My Thought For My Day


It is my job to identify my needs, and then determine a balanced way of getting those needs met. I ultimately expect a Higher Power and the Universe - not one particular person - to be my source.

It is unreasonable to expect anyone to be able or willing to meet my every request. I are responsible for asking for what I want and need. It's the other person's responsibility to freely choose whether or not to respond to my request. If I try to coerce or force another to be there for us, that's controlling.

There's a difference between asking and demanding. I want love that is freely given.

It is unreasonable and unhealthy to expect one person to be the source for meeting all my needs.
Ultimately, I will become angry and resentful, maybe even punishing, toward that person for not supporting me as I expected.

It is reasonable to have certain and well defined expectations of our spouse, children, and friends.

If a person cannot or will not be there for me, then I need to take responsibility for myself in that relationship.

I may need to set a boundary, alter my expectations, or change the limits of the relationship to accommodate that person's unavailability. I do this for myself.

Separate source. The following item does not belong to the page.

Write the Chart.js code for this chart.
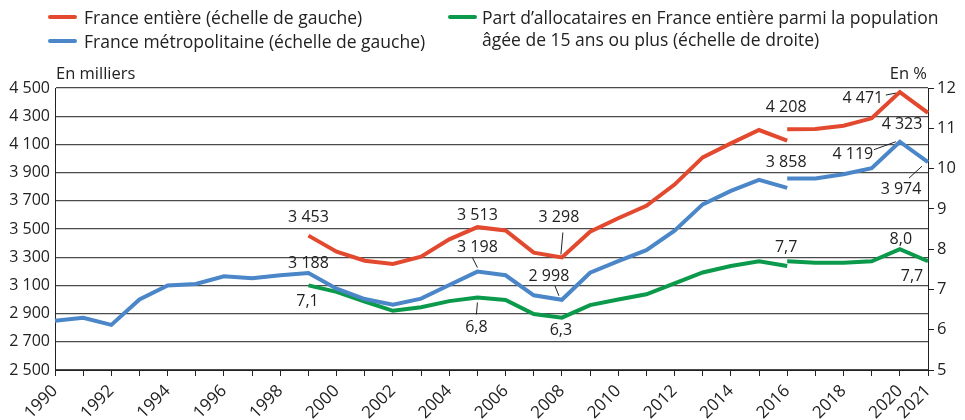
<!DOCTYPE html>
<html lang="fr">
<head>
<meta charset="utf-8">
<script src="https://cdn.jsdelivr.net/npm/chart.js@4"></script>
<style>
  html, body { margin: 0; padding: 0; background: #fff; }
  #wrap { position: relative; width: 965px; height: 420px; font-family: "Open Sans", sans-serif; color: #222; }
  canvas { position: absolute; left: 0; top: 0; }
  .leg { position: absolute; font-size: 17.5px; line-height: 22px; color: #222; white-space: nowrap; }
  .sw { position: absolute; width: 29px; height: 4px; border-radius: 2px; }
</style>
</head>
<body>
<div id="wrap">
  <canvas id="c" width="965" height="420"></canvas>
  <div class="sw" style="left:48px;top:15px;background:#e2492f"></div>
  <div class="leg" style="left:84px;top:6px">France entière (échelle de gauche)</div>
  <div class="sw" style="left:48px;top:39px;background:#4a86c8"></div>
  <div class="leg" style="left:84px;top:30px">France métropolitaine (échelle de gauche)</div>
  <div class="sw" style="left:448px;top:15px;background:#0b9a4b"></div>
  <div class="leg" style="left:482px;top:6px">Part d’allocataires en France entière parmi la population<br>âgée de 15 ans ou plus (échelle de droite)</div>
</div>
<script>
const years = [1990,1991,1992,1993,1994,1995,1996,1997,1998,1999,2000,2001,2002,2003,2004,2005,2006,2007,2008,2009,2010,2011,2012,2013,2014,2015,2016,2017,2018,2019,2020,2021];

const redOld = [null,null,null,null,null,null,null,null,null,
  3453,3339,3275,3252,3304,3427,3513,3490,3332,3298,3481,3576,3665,3815,4008,4107,4202,4127,
  null,null,null,null,null];
const redNew = [null,null,null,null,null,null,null,null,null,null,null,null,null,null,null,null,null,null,null,null,null,null,null,null,null,null,
  4208,4210,4232,4285,4471,4323];
const blueOld = [2850,2870,2820,3000,3100,3110,3165,3150,3172,
  3188,3077,3003,2963,3006,3103,3198,3172,3030,2998,3190,3272,3350,3488,3675,3770,3848,3792,
  null,null,null,null,null];
const blueNew = [null,null,null,null,null,null,null,null,null,null,null,null,null,null,null,null,null,null,null,null,null,null,null,null,null,null,
  3858,3858,3888,3932,4119,3974];
const greenOld = [null,null,null,null,null,null,null,null,null,
  7.1,6.94,6.7,6.47,6.56,6.71,6.8,6.74,6.39,6.3,6.61,6.75,6.88,7.15,7.42,7.58,7.7,7.58,
  null,null,null,null,null];
const greenNew = [null,null,null,null,null,null,null,null,null,null,null,null,null,null,null,null,null,null,null,null,null,null,null,null,null,null,
  7.7,7.66,7.66,7.7,8.0,7.7];

const leftTicks = [2500,2700,2900,3100,3300,3500,3700,3900,4100,4300,4500];
const rightTicks = [5,6,7,8,9,10,11,12];
const xLabelYears = [1990,1992,1994,1996,1998,2000,2002,2004,2006,2008,2010,2012,2014,2016,2018,2020,2021];

const RED = '#e2492f', BLUE = '#4a86c8', GREEN = '#0b9a4b';
const FONT = '"Open Sans", sans-serif';

// datasets: 0 redOld, 1 redNew, 2 blueOld, 3 blueNew, 4 greenOld, 5 greenNew
const labelSpecs = [
  {ds:0, year:1999, dx:0,   dy:-18},
  {ds:2, year:1999, dx:0,   dy:-10},
  {ds:4, year:1999, dx:-1,  dy:16},
  {ds:0, year:2005, dx:0,   dy:-12},
  {ds:2, year:2005, dx:0,   dy:-24, lead:[-5,-14,0,-4]},
  {ds:4, year:2005, dx:-1,  dy:30,  lead:[0,5,-1,17]},
  {ds:0, year:2008, dx:-3,  dy:-40, lead:[1,-25,-1,-3]},
  {ds:2, year:2008, dx:-13, dy:-23, lead:[-7,-14,-3,-4]},
  {ds:4, year:2008, dx:-1,  dy:13},
  {ds:1, year:2016, dx:-1,  dy:-22},
  {ds:3, year:2016, dx:-1,  dy:-16},
  {ds:5, year:2016, dx:-1,  dy:-14},
  {ds:1, year:2020, dx:-37, dy:6,   lead:[-14,3,-4,1]},
  {ds:1, year:2021, dx:-26, dy:11},
  {ds:3, year:2020, dx:-47, dy:13,  lead:[-26,8,-4,0]},
  {ds:3, year:2021, dx:-27, dy:27,  lead:[-19,16,-6,4]},
  {ds:5, year:2020, dx:1,   dy:-10},
  {ds:5, year:2021, dx:-16, dy:15}
];

function fmtThousands(v) { return String(v).replace(/\B(?=(\d{3})+(?!\d))/g, ' '); }
function fmtPct(v) { return v.toFixed(1).replace('.', ','); }

const labelPlugin = {
  id: 'valueLabels',
  afterDatasetsDraw(chart) {
    const ctx = chart.ctx;
    ctx.save();
    ctx.font = '16px ' + FONT;
    ctx.fillStyle = '#222';
    ctx.strokeStyle = '#222';
    ctx.lineWidth = 1;
    ctx.textAlign = 'center';
    ctx.textBaseline = 'middle';
    labelSpecs.forEach(s => {
      const idx = years.indexOf(s.year);
      const ds = chart.data.datasets[s.ds];
      const v = ds.data[idx];
      const pt = chart.getDatasetMeta(s.ds).data[idx];
      const x = pt.x, y = pt.y;
      const txt = ds.yAxisID === 'yR' ? fmtPct(v) : fmtThousands(v);
      ctx.fillText(txt, x + s.dx, y + s.dy);
      if (s.lead) {
        ctx.beginPath();
        ctx.moveTo(x + s.lead[0], y + s.lead[1]);
        ctx.lineTo(x + s.lead[2], y + s.lead[3]);
        ctx.stroke();
      }
    });
    ctx.restore();
  }
};

const axisTitles = {
  id: 'axisTitles',
  afterDraw(chart) {
    const ctx = chart.ctx, a = chart.chartArea;
    ctx.save();
    ctx.font = '16.5px ' + FONT;
    ctx.fillStyle = '#222';
    ctx.textBaseline = 'middle';
    ctx.textAlign = 'left';
    ctx.fillText('En milliers', a.left + 1, 74);
    ctx.textAlign = 'right';
    ctx.fillText('En %', a.right - 1, 74);
    ctx.restore();
  }
};

function lineDs(label, data, color, axis) {
  return {
    label, data, yAxisID: axis,
    borderColor: color, backgroundColor: color,
    borderWidth: 4, pointRadius: 0, pointHoverRadius: 0,
    tension: 0, spanGaps: false, fill: false,
    borderJoinStyle: 'miter', borderCapStyle: 'butt'
  };
}

new Chart(document.getElementById('c'), {
  type: 'line',
  data: {
    labels: years.map(String),
    datasets: [
      lineDs('France entière (échelle de gauche)', redOld, RED, 'yL'),
      lineDs('France entière (échelle de gauche)', redNew, RED, 'yL'),
      lineDs('France métropolitaine (échelle de gauche)', blueOld, BLUE, 'yL'),
      lineDs('France métropolitaine (échelle de gauche)', blueNew, BLUE, 'yL'),
      lineDs('Part d’allocataires', greenOld, GREEN, 'yR'),
      lineDs('Part d’allocataires', greenNew, GREEN, 'yR')
    ]
  },
  options: {
    responsive: false,
    animation: false,
    events: [],
    layout: { padding: { top: 88, left: 0, right: 0, bottom: 0 } },
    plugins: { legend: { display: false }, tooltip: { enabled: false } },
    scales: {
      x: {
        type: 'category',
        offset: false,
        grid: { drawOnChartArea: false, drawTicks: true, tickLength: 6, color: '#222', lineWidth: 1 },
        border: { display: true, color: '#222', width: 1 },
        ticks: {
          autoSkip: false, minRotation: 45, maxRotation: 45, padding: 5,
          color: '#222', font: { family: FONT, size: 17 },
          callback(val, i) { const y = years[i]; return xLabelYears.includes(y) ? String(y) : ''; }
        },
        afterFit(s) { s.height = 50; }
      },
      yL: {
        position: 'left', min: 2500, max: 4500,
        afterBuildTicks(s) { s.ticks = leftTicks.map(v => ({ value: v })); },
        grid: { drawOnChartArea: true, drawTicks: false, color: '#4a4a4a', lineWidth: 1.2 },
        border: { display: true, color: '#222', width: 1 },
        ticks: { padding: 5, color: '#222', font: { family: FONT, size: 16 }, callback: v => fmtThousands(v) },
        afterFit(s) { s.width = 55; }
      },
      yR: {
        position: 'right', min: 5, max: 12,
        afterBuildTicks(s) { s.ticks = rightTicks.map(v => ({ value: v })); },
        grid: { drawOnChartArea: false, drawTicks: true, tickLength: 6, color: '#222', lineWidth: 1 },
        border: { display: true, color: '#222', width: 1 },
        ticks: { padding: 3, color: '#222', font: { family: FONT, size: 16.5 } },
        afterFit(s) { s.width = 37; }
      }
    }
  },
  plugins: [labelPlugin, axisTitles]
});
</script>
</body>
</html>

It is reasonable to sprinkle my wants and needs around and to be realistic about how much I ask or expect of any particular person. I can trust ourselves to know what's reasonable.

The issue of expectations goes back to knowing that I am responsible for identifying my own needs, believing they deserve to get met, and discover an appropriate, satisfactory way to do that in my life.

Today, I will strive for reasonable expectations about getting my needs met in relationships.